Resentment is a negative psychological syndrome that destroys relationships if you don’t address it. Unfortunately, most people don’t even understand it, so they don’t get the help they need to save their relationships.
When you work with a qualified therapist, they’ll help you understand the components of resentment, which include:
- Two ways people actually “feed” their resentment.
- Identifying poor coping mechanisms and their dangers.
- The two types of resentment: hot and cold.
- Five steps to help people overcome their resentment.
At Therapy By You in Bingham Farms, MI, we’ll help you and your partner address and heal from resentments to help reinforce your relationship. Get help by calling (248) 919-8092 or contacting us online!
Resentment & How People “Nurture” This Negativity
You can think of this emotion as a kind of “slow anger” that eats away at your peace of mind over time. It can lead you to feeling like you’re being treated cruelly or unfairly.
If left unchecked, resentment festers and grows because people keep “feeding” it. They typically do this in two ways:
1. Story Locking
When people have an unresolved conflict, their brain tends to seek out a narrative to help explain it. These “stories” get locked into our brains and become an indictment of our partner.
When we’re “story locked,” you can turn a specific complaint about your partner’s behavior into a negative judgment of their character. For example, something like “you forgot what mattered to me” can become “you never care about me.”
2. Confirmation Bias
Once your story is “locked,” you’ll only focus on the things that highlight your partner’s shortcomings. This ends up “feeding” your resentment and heightening your anger.
If this is happening to you, your mind is in a kind of “prison” that traps both you and your partner. An experienced therapist can help you get to the root of the issue and address it effectively.

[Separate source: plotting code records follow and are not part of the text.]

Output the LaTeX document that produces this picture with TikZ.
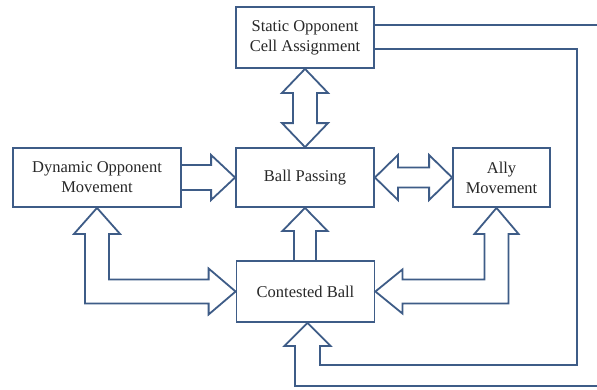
\documentclass[tikz,border=0pt]{standalone}
\usepackage{fontspec}
\setmainfont{Liberation Serif}
\usetikzlibrary{calc}
\definecolor{edge}{RGB}{62,92,135}
\definecolor{ink}{RGB}{40,40,40}
\begin{document}
\begin{tikzpicture}[x=1pt,y=-1pt,
  box/.style={draw=edge,line width=1.8pt,fill=white,inner sep=0pt,align=center,
    text=ink,font=\fontsize{16.5}{20}\selectfont},
  blk/.style={draw=edge,line width=1.8pt,line join=miter}]
\useasboundingbox[fill=white] (0,0) rectangle (597,389);

% boxes
\node[box,minimum width=138pt,minimum height=61pt] (st) at (305,37.5) {Static Opponent\\Cell Assignment};
\node[box,minimum width=168pt,minimum height=59pt] (dyn) at (97,177.5) {Dynamic Opponent\\Movement};
\node[box,minimum width=138pt,minimum height=59pt] (bp) at (305,177.5) {Ball Passing};
\node[box,minimum width=97pt,minimum height=59pt] (ally) at (501.5,177.5) {Ally\\Movement};
\node[box,minimum width=138pt,minimum height=61pt] (cb) at (305.5,291.5) {Contested Ball};

% helper points for the bent arrows
\coordinate (lc) at (dyn.south |- cb.west);
\coordinate (rt) at ($(ally.south)+(-5,0)$);
\coordinate (rc) at (rt |- cb.east);
\coordinate (bt) at ($(cb.south)+(2,0)$);
\coordinate (outerC) at (605,386);
\coordinate (innerC) at (577,365);

% static <-> ball passing
\draw[blk] (st.south) -- ++(23,24) -- ++(-11,0) -- ($(bp.north)+(12,-24)$) -- ++(11,0)
  -- (bp.north) -- ++(-23,-24) -- ++(11,0) -- ($(st.south)+(-12,24)$) -- ++(-11,0) -- cycle;

% dynamic -> ball passing
\draw[blk] ($(dyn.east)+(0,-12.5)$) -- ($(bp.west)+(-24,-12.5)$) -- ++(0,-10) -- (bp.west)
  -- ($(bp.west)+(-24,22.5)$) -- ++(0,-10) -- ($(dyn.east)+(0,12.5)$);

% ball passing <-> ally
\draw[blk] (bp.east) -- ++(23,-22.5) -- ++(0,12.5) -- ($(ally.west)+(-23,-10)$) -- ++(0,-12.5)
  -- (ally.west) -- ++(-23,22.5) -- ++(0,-12.5) -- ($(bp.east)+(23,10)$) -- ++(0,12.5) -- cycle;

% contested -> ball passing
\draw[blk] ($(cb.north)+(-11.5,0)$) -- ($(bp.south)+(-11,23)$) -- ++(-11.5,0) -- (bp.south)
  -- ++(22.5,23) -- ++(-11.5,0) -- ($(cb.north)+(10.5,0)$);

% dynamic <-> contested
\draw[blk] (dyn.south) -- ++(23,26) -- ++(-11,0) -- ($(lc)+(12,-12)$) -- ($(cb.west)+(-27,-12)$)
  -- ++(0,-11) -- (cb.west) -- ++(-27,23) -- ++(0,-11) -- ($(lc)+(-12,12)$)
  -- ($(dyn.south)+(-12,26)$) -- ++(-11,0) -- cycle;

% ally <-> contested
\draw[blk] (rt) -- ++(22,26) -- ++(-10,0) -- ($(rc)+(12,12)$) -- ($(cb.east)+(27,12)$)
  -- ++(0,10) -- (cb.east) -- ++(27,-22) -- ++(0,10) -- ($(rc)+(-12,-12)$)
  -- ($(rt)+(-12,26)$) -- ++(-10,0) -- cycle;

% static -> contested, looping round the right side
\draw[blk] ($(st.east)+(0,-12.5)$) -| (outerC) -| ($(bt)+(-12.5,23)$) -- ++(-10.5,0) -- (bt)
  -- ++(23,23) -- ++(-10.5,0) |- (innerC) |- ($(st.east)+(0,11.5)$);
\end{tikzpicture}
\end{document}
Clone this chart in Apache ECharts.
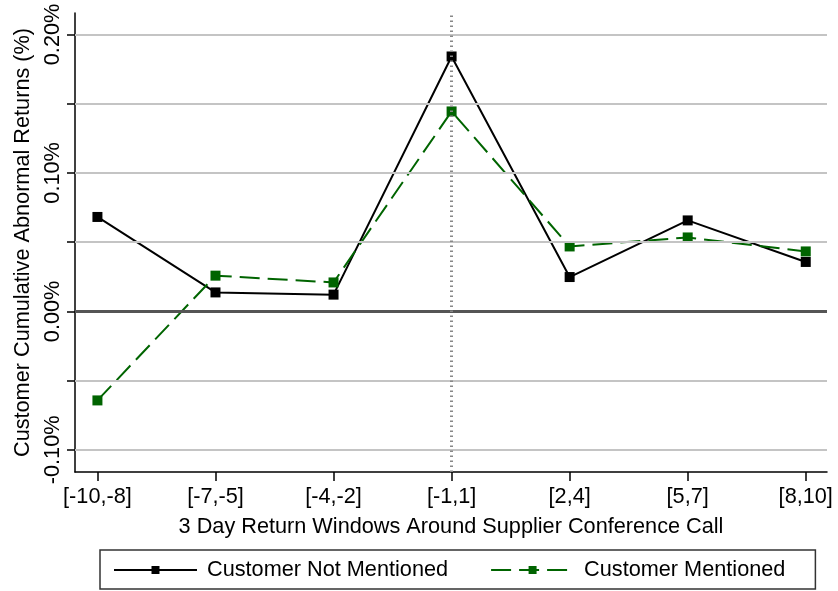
<!DOCTYPE html>
<html>
<head>
<meta charset="utf-8">
<script src="https://cdn.jsdelivr.net/npm/echarts@6/dist/echarts.min.js"></script>
<style>
  html, body { margin: 0; padding: 0; background: #fff; }
  #chart { width: 838px; height: 591px; }
</style>
</head>
<body>
<div id="chart"></div>
<script>
// Return windows (days relative to the supplier conference call)
const windows = ['[-10,-8]', '[-7,-5]', '[-4,-2]', '[-1,1]', '[2,4]', '[5,7]', '[8,10]'];

// Cumulative abnormal returns, in percent
const notMentioned = [0.0682, 0.0137, 0.0121, 0.1841, 0.0248, 0.0657, 0.0357];
const mentioned    = [-0.0643, 0.0258, 0.0209, 0.1444, 0.0469, 0.0534, 0.0433];

// Axis ticks and labelled values
const yTicks  = [-0.1, -0.05, 0, 0.05, 0.1, 0.15, 0.2];
const yLabels = [-0.1, 0, 0.1, 0.2];
const gridLevels = [-0.1, -0.05, 0.05, 0.1, 0.15, 0.2];
const eventWindow = 3;

const FONT = '"Liberation Sans", Arial, sans-serif';
const FS = 21.7;

const toPairs = arr => arr.map((v, i) => [i, v]);
const xIdx = windows.map((_, i) => i);

const chart = echarts.init(document.getElementById('chart'), null, { renderer: 'canvas' });

chart.setOption({
  animation: false,
  backgroundColor: '#ffffff',
  textStyle: { fontFamily: FONT },
  grid: { left: 75, right: 11, top: 13, bottom: 119, containLabel: false },
  xAxis: {
    type: 'value',
    min: -0.19,
    max: 6.18,
    name: '3 Day Return Windows Around Supplier Conference Call',
    nameLocation: 'middle',
    nameGap: 44,
    nameTextStyle: { fontFamily: FONT, fontSize: FS, color: '#000' },
    axisLine: { show: true, onZero: false, lineStyle: { color: '#000', width: 1.5 } },
    axisTick: { show: true, length: 9, customValues: xIdx, lineStyle: { color: '#000', width: 1.5 } },
    axisLabel: {
      customValues: xIdx,
      formatter: v => windows[Math.round(v)],
      fontFamily: FONT, fontSize: FS, color: '#000', margin: 14
    },
    splitLine: { show: false }
  },
  yAxis: {
    type: 'value',
    min: -0.116,
    max: 0.2155,
    name: 'Customer Cumulative Abnormal Returns (%)',
    nameLocation: 'middle',
    nameRotate: 90,
    nameGap: 38,
    nameTextStyle: { fontFamily: FONT, fontSize: FS, color: '#000' },
    axisLine: { show: true, onZero: false, lineStyle: { color: '#000', width: 1.5 } },
    axisTick: { show: true, length: 8, customValues: yTicks, lineStyle: { color: '#000', width: 1.5 } },
    axisLabel: {
      customValues: yLabels,
      rotate: 90,
      formatter: v => v.toFixed(2) + '%',
      fontFamily: FONT, fontSize: FS, color: '#000', margin: 11
    },
    splitLine: { show: false }
  },
  legend: {
    data: ['Customer Not Mentioned', 'Customer Mentioned'],
    left: 100,
    top: 550,
    orient: 'horizontal',
    borderColor: '#333',
    borderWidth: 1.5,
    borderRadius: 0,
    padding: [9, 30, 8, 13],
    itemWidth: 83,
    itemHeight: 10,
    itemGap: 42,
    textStyle: { fontFamily: FONT, fontSize: FS, color: '#000', padding: [0, 0, 0, 5] }
  },
  series: [
    {
      // reference lines: horizontal grid, zero line, event window marker
      name: 'reference',
      type: 'line',
      data: [],
      z: 1,
      silent: true,
      markLine: {
        silent: true,
        symbol: 'none',
        label: { show: false },
        animation: false,
        data: [
          ...gridLevels.map(v => ({ yAxis: v, lineStyle: { color: '#c4c4c4', width: 1.8, type: 'solid' } })),
          { yAxis: 0, lineStyle: { color: '#555', width: 3, type: 'solid' } },
          { xAxis: eventWindow, lineStyle: { color: '#888', width: 3, type: [1.5, 3.5] } }
        ]
      }
    },
    {
      name: 'Customer Not Mentioned',
      type: 'line',
      z: 3,
      data: toPairs(notMentioned),
      symbol: 'rect',
      symbolSize: 10,
      itemStyle: { color: '#000' },
      lineStyle: { color: '#000', width: 2, type: 'solid' }
    },
    {
      name: 'Customer Mentioned',
      type: 'line',
      z: 4,
      data: toPairs(mentioned),
      symbol: 'rect',
      symbolSize: 10,
      itemStyle: { color: '#006400' },
      lineStyle: { color: '#006400', width: 2, type: [20, 8] }
    }
  ]
});
</script>
</body>
</html>
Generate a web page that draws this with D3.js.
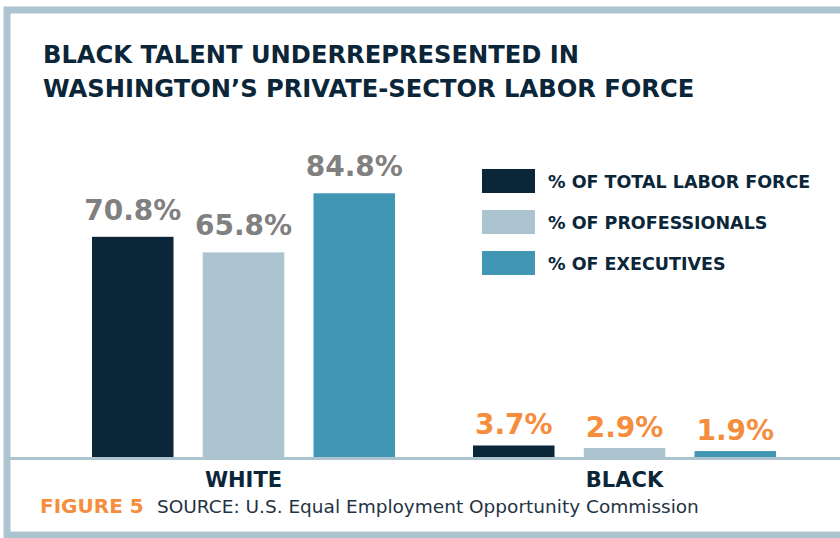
<!DOCTYPE html>
<html>
<head>
<meta charset="utf-8">
<script src="https://cdn.jsdelivr.net/npm/d3@7"></script>
<style>
  body { margin: 0; background: #fff; }
  svg { display: block; }
  text { font-family: "DejaVu Sans", sans-serif; }
</style>
</head>
<body>
<svg id="chart"></svg>
<script>
var groups = ["WHITE", "BLACK"];
var series = ["% OF TOTAL LABOR FORCE", "% OF PROFESSIONALS", "% OF EXECUTIVES"];
var whiteVals = [70.8, 65.8, 84.8];
var blackVals = [3.7, 2.9, 1.9];
var labelColors = {WHITE: "#808080", BLACK: "#f68d3c"};

var colors = ["#0b2639", "#abc4cf", "#4096b3"];
var frame = "#abc4d0";
var navy = "#0b2639";

var W = 840, H = 538;
var svg = d3.select("#chart").attr("width", W).attr("height", H);

// frame (right edge runs off the picture)
svg.append("rect").attr("x", 7).attr("y", 10).attr("width", W + 20).attr("height", 525)
   .attr("fill", "none").attr("stroke", frame).attr("stroke-width", 7);

// title
var title = svg.append("text").attr("x", 43).attr("fill", navy)
   .style("font-weight", "bold").style("font-size", "24.2px");
title.append("tspan").attr("x", 43).attr("y", 63).text("BLACK TALENT UNDERREPRESENTED IN");
title.append("tspan").attr("x", 43).attr("y", 97).text("WASHINGTON\u2019S PRIVATE-SECTOR LABOR FORCE");

// scales
var base = 457;
var x0 = d3.scalePoint().domain(groups).range([243.5, 624.5]);
var x1 = d3.scaleBand().domain(series).range([-151.5, 151.5]).paddingInner(0.264);
var y = d3.scaleLinear().domain([0, 100]).range([base, base - 311]);

var data = [];
groups.forEach(function(g) {
  var vals = g == "WHITE" ? whiteVals : blackVals;
  series.forEach(function(s, i) { data.push({group: g, key: s, value: vals[i], idx: i}); });
});

svg.selectAll("rect.bar")
   .data(data)
   .enter()
   .append("rect")
   .attr("class", "bar")
   .attr("x", function(d) { return x0(d.group) + x1(d.key); })
   .attr("y", function(d) { return y(d.value); })
   .attr("width", x1.bandwidth())
   .attr("height", function(d) { return base - y(d.value); })
   .attr("fill", function(d) { return colors[d.idx]; });

svg.selectAll("text.val")
   .data(data)
   .enter()
   .append("text")
   .attr("class", "val")
   .attr("x", function(d) { return x0(d.group) + x1(d.key) + x1.bandwidth() / 2; })
   .attr("y", function(d) { return y(d.value) - (d.group == "WHITE" ? 17 : 11); })
   .attr("text-anchor", "middle")
   .attr("fill", function(d) { return labelColors[d.group]; })
   .style("font-weight", "bold").style("font-size", "28px")
   .text(function(d) { return d.value.toFixed(1) + "%"; });

// baseline
svg.append("line").attr("x1", 10).attr("x2", W).attr("y1", base + 1.5).attr("y2", base + 1.5)
   .attr("stroke", frame).attr("stroke-width", 3);

// group labels
svg.selectAll("text.cat")
   .data(groups)
   .enter()
   .append("text")
   .attr("class", "cat")
   .attr("x", function(d) { return x0(d); })
   .attr("y", 487)
   .attr("text-anchor", "middle")
   .attr("fill", navy)
   .style("font-weight", "bold").style("font-size", "21px")
   .text(function(d) { return d; });

// legend
var legend = svg.selectAll("g.leg")
   .data(series)
   .enter()
   .append("g")
   .attr("class", "leg")
   .attr("transform", function(d, i) { return "translate(482," + (169 + i * 41) + ")"; });
legend.append("rect").attr("width", 53).attr("height", 24)
   .attr("fill", function(d, i) { return colors[i]; });
legend.append("text").attr("x", 66).attr("y", 18.5).attr("fill", navy)
   .style("font-weight", "bold").style("font-size", "17.5px")
   .text(function(d) { return d; });

// footer
svg.append("text").attr("x", 40).attr("y", 513).attr("fill", "#f68d3c")
   .style("font-weight", "bold").style("font-size", "20px").text("FIGURE 5");
svg.append("text").attr("x", 157).attr("y", 513).attr("fill", "#1f3444")
   .style("font-size", "18.5px").text("SOURCE: U.S. Equal Employment Opportunity Commission");
</script>
</body>
</html>
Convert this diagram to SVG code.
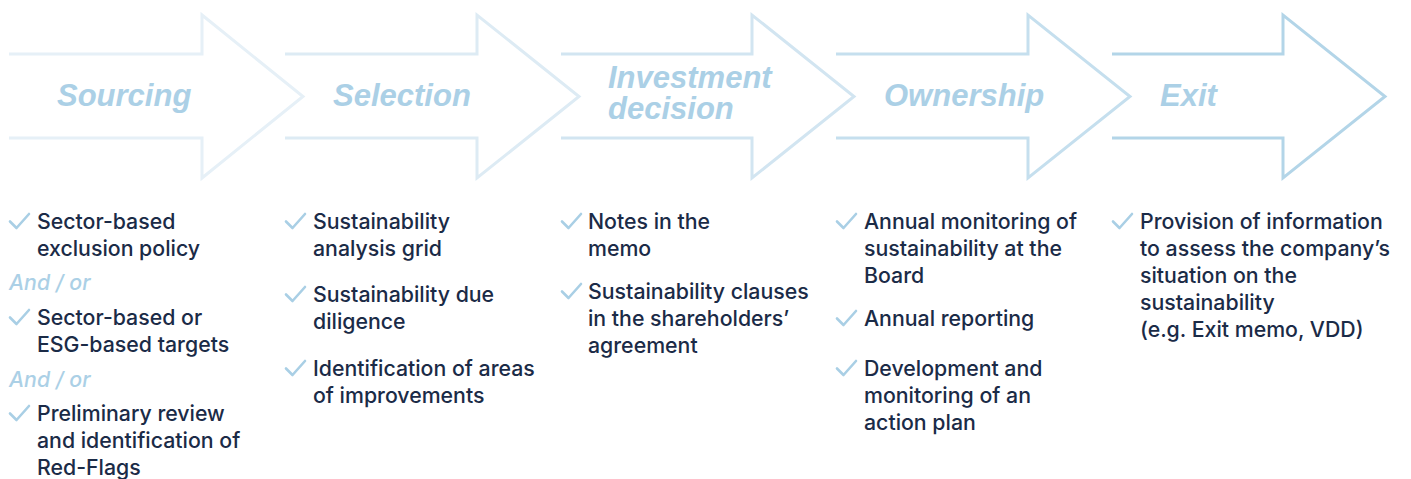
<svg xmlns="http://www.w3.org/2000/svg" width="1411" height="479" viewBox="0 0 1411 479">
<style>
.arrow{fill:none;stroke-width:3;stroke-linejoin:miter}
.lbl{font-family:"Liberation Sans",Arial,sans-serif;font-weight:bold;font-style:italic;font-size:31px;fill:#abd0e6}
.txt{font-family:Inter,"Noto Sans",sans-serif;font-size:21.3px;font-weight:500;fill:#1b2b47}
.alt{font-family:Inter,"Noto Sans",sans-serif;font-size:21.3px;font-weight:500;font-style:italic;fill:#abd0e6}
.chk{fill:none;stroke:#a9cfe5;stroke-width:2.6;stroke-linecap:round;stroke-linejoin:round}
</style>
<defs>
<path id="check" d="M0,7.5 L6.5,14 L19,0"/>
</defs>
<rect width="1411" height="479" fill="#ffffff"/>
<g id="connectors"></g>
<g id="sourcing">
<path class="arrow" stroke="#e6f0f7" d="M9,54 H202 V15 L303,96.5 L202,178 V138 H9"/>
<text class="lbl" x="57" y="106">Sourcing</text>
<g class="chk"><use href="#check" x="10" y="214"/><use href="#check" x="10" y="310"/><use href="#check" x="10" y="406"/></g>
<text class="txt" x="37" y="229">Sector-based</text>
<text class="txt" x="37" y="256">exclusion policy</text>
<text class="alt" x="9" y="290">And / or</text>
<text class="txt" x="37" y="325">Sector-based or</text>
<text class="txt" x="37" y="352">ESG-based targets</text>
<text class="alt" x="9" y="387">And / or</text>
<text class="txt" x="37" y="421">Preliminary review</text>
<text class="txt" x="37" y="448">and identification of</text>
<text class="txt" x="37" y="475">Red-Flags</text>
</g>
<g id="selection">
<path class="arrow" stroke="#ddebf4" d="M285,54 H477 V15 L579,96.5 L477,178 V138 H285"/>
<text class="lbl" x="333" y="106">Selection</text>
<g class="chk"><use href="#check" x="286" y="214"/><use href="#check" x="286" y="287"/><use href="#check" x="286" y="361"/></g>
<text class="txt" x="313" y="229">Sustainability</text>
<text class="txt" x="313" y="256">analysis grid</text>
<text class="txt" x="313" y="302">Sustainability due</text>
<text class="txt" x="313" y="329">diligence</text>
<text class="txt" x="313" y="376">Identification of areas</text>
<text class="txt" x="313" y="403">of improvements</text>
</g>
<g id="investment">
<path class="arrow" stroke="#d2e5f1" d="M561,54 H752 V15 L854,96.5 L752,178 V138 H561"/>
<text class="lbl" x="608" y="88">Investment</text>
<text class="lbl" x="608" y="119">decision</text>
<g class="chk"><use href="#check" x="562" y="214"/><use href="#check" x="562" y="284"/></g>
<text class="txt" x="588" y="229">Notes in the</text>
<text class="txt" x="588" y="256">memo</text>
<text class="txt" x="588" y="299">Sustainability clauses</text>
<text class="txt" x="588" y="326">in the shareholders’</text>
<text class="txt" x="588" y="353">agreement</text>
</g>
<g id="ownership">
<path class="arrow" stroke="#c5dfee" d="M836,54 H1028 V15 L1130,96.5 L1028,178 V138 H836"/>
<text class="lbl" x="884" y="106">Ownership</text>
<g class="chk"><use href="#check" x="837" y="214"/><use href="#check" x="837" y="311"/><use href="#check" x="837" y="361"/></g>
<text class="txt" x="864" y="229">Annual monitoring of</text>
<text class="txt" x="864" y="256">sustainability at the</text>
<text class="txt" x="864" y="283">Board</text>
<text class="txt" x="864" y="326">Annual reporting</text>
<text class="txt" x="864" y="376">Development and</text>
<text class="txt" x="864" y="403">monitoring of an</text>
<text class="txt" x="864" y="430">action plan</text>
</g>
<g id="exit">
<path class="arrow" stroke="#b3d5e8" d="M1112,54 H1283 V15 L1385,96.5 L1283,178 V138 H1112"/>
<text class="lbl" x="1160" y="106">Exit</text>
<g class="chk"><use href="#check" x="1113" y="214"/></g>
<text class="txt" x="1140" y="229">Provision of information</text>
<text class="txt" x="1140" y="256">to assess the company’s</text>
<text class="txt" x="1140" y="283">situation on the</text>
<text class="txt" x="1140" y="310">sustainability</text>
<text class="txt" x="1140" y="337">(e.g. Exit memo, VDD)</text>
</g>
</svg>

Identifying the 2 Types of Resentment
Once you better understand what resentment is, it’s time to learn how it presents itself inside your life. Resentment typically manifests externally in these two distinct ways:
- Hot Resentment: This is the volatile expression of resentment that’s loud, sharp, and highly critical. When it “explodes,” it brings the emotional power of every past hurt into the situation.
- Cold Resentment: This mask of silence is insidious because it can cause you to detach from your partner. This causes your relationship to decay over time.
A therapist helps you identify these two types of resentment that might be lingering inside of you. They then give you helpful tools for expressing these emotions without hurting your partner.
The Danger of Poor Coping Mechanisms
Avoidance and rumination are the brain’s attempts to cope with the hurt, but they are poisons. Rumination typically falls into two categories:
- Anger Ruminations: Rehearsing arguments and focusing on how wrong the other person is.
- Depressive Ruminations: Focusing on self-criticism and feeling entirely stuck in the relationship.
These constant mental loops keep your body in a state of heightened alert, which shuts down the empathetic parts of the brain needed to resolve the problem.
5 Steps for Overcoming Resentment
Most therapists agree that forcing yourself to forgive just to keep the peace actually makes your resentment worse. Overriding your hurt often leads to more pain.
When you work with a therapist, they can help you through this self-evaluation process using these five steps: five specific prompts:
- Target: Identify exactly who or what you are angry at.
- Cause: Pinpoint the specific action or broken promise stuck inside your head.
- Impact: Assess how this affected your trust, respect, or sense of safety.
- Underlying Emotion: Look past the initial anger to find deeper feelings such as fear, shame, or grief.
- Need: Identify your unmet needs, such as consistency, boundaries, or not being taken seriously.
This helps map your resentment and see how much you’re maintaining it. A therapist helps you and your partner make small, actionable changes to rebuild your relationship.